**Extracted material:**
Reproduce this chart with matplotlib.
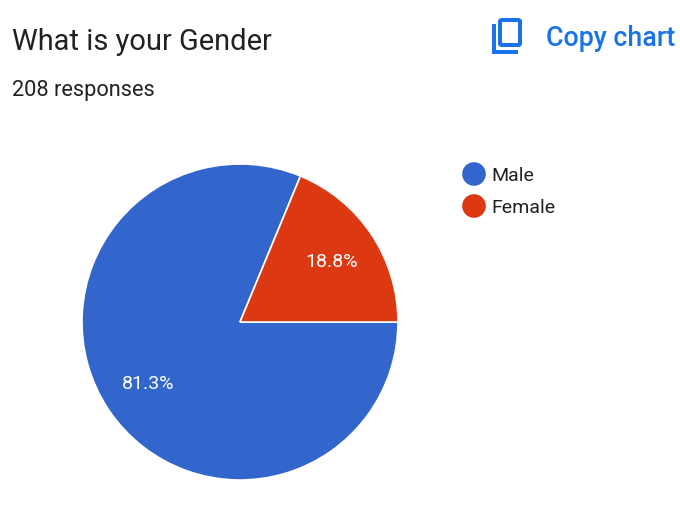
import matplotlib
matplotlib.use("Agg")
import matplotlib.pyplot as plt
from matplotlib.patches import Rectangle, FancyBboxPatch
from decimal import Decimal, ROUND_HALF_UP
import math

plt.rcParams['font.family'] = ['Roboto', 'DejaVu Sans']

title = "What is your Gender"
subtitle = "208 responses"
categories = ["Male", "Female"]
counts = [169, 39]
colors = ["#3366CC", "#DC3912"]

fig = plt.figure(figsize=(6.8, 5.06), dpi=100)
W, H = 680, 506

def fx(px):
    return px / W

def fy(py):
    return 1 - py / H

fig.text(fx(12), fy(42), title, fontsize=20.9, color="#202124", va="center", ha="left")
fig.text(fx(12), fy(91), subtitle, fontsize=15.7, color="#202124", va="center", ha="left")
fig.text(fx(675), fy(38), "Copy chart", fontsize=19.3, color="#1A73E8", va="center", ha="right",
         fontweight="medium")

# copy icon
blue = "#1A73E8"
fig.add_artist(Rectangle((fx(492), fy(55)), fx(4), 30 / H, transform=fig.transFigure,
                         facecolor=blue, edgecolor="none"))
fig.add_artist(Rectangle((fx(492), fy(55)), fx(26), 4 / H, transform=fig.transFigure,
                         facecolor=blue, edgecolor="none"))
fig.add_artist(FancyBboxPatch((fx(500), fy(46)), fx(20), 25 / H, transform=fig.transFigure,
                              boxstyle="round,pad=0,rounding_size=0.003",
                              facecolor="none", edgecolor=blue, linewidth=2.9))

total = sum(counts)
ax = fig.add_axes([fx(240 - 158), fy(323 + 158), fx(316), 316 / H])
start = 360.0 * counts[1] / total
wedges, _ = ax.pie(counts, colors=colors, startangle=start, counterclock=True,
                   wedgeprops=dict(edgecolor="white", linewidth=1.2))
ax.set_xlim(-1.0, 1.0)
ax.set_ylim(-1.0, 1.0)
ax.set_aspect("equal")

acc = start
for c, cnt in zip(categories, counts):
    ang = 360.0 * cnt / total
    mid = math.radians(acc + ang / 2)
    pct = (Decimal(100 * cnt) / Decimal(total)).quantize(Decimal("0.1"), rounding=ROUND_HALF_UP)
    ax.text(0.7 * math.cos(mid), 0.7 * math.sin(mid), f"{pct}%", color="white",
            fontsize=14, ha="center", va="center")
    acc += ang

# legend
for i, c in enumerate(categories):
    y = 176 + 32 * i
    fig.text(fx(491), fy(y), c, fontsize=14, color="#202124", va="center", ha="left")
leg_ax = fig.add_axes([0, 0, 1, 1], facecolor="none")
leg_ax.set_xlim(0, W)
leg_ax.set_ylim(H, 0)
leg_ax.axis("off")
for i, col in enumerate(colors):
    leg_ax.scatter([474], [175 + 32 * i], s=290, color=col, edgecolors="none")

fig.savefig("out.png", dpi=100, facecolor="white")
==
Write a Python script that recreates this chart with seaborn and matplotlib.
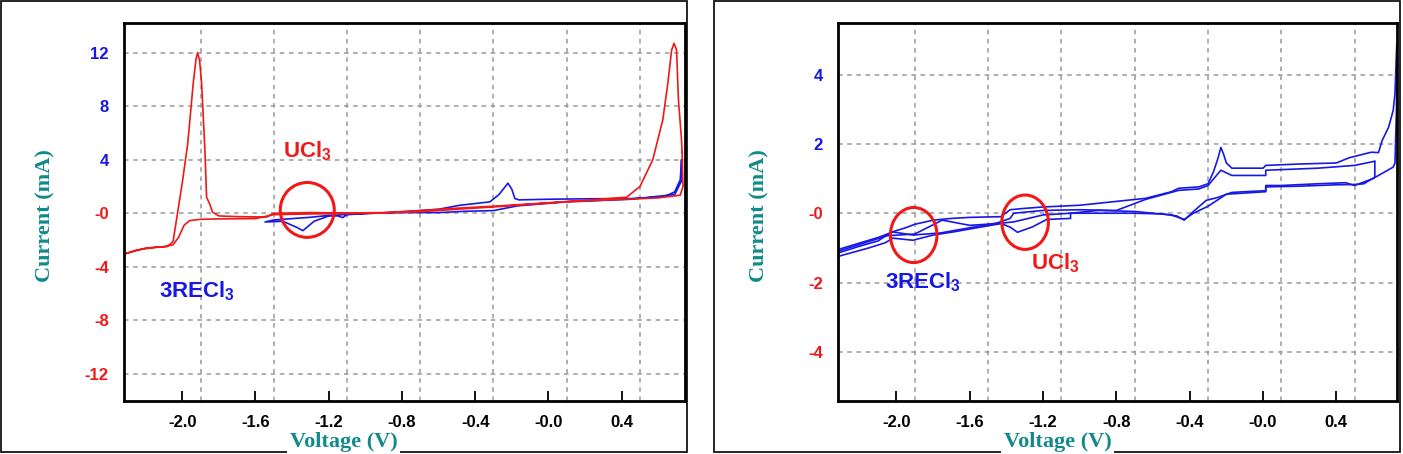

**Job:** Return exactly the lines from the one with "Reproduce this chart with matplotlib." to the one with "import math", inclusive, and nothing else; skip the pictures.

**Problem solution:**
Reproduce this chart with matplotlib.
import matplotlib
matplotlib.use("Agg")
import matplotlib.pyplot as plt
from matplotlib.patches import Rectangle, FancyBboxPatch
from decimal import Decimal, ROUND_HALF_UP
import math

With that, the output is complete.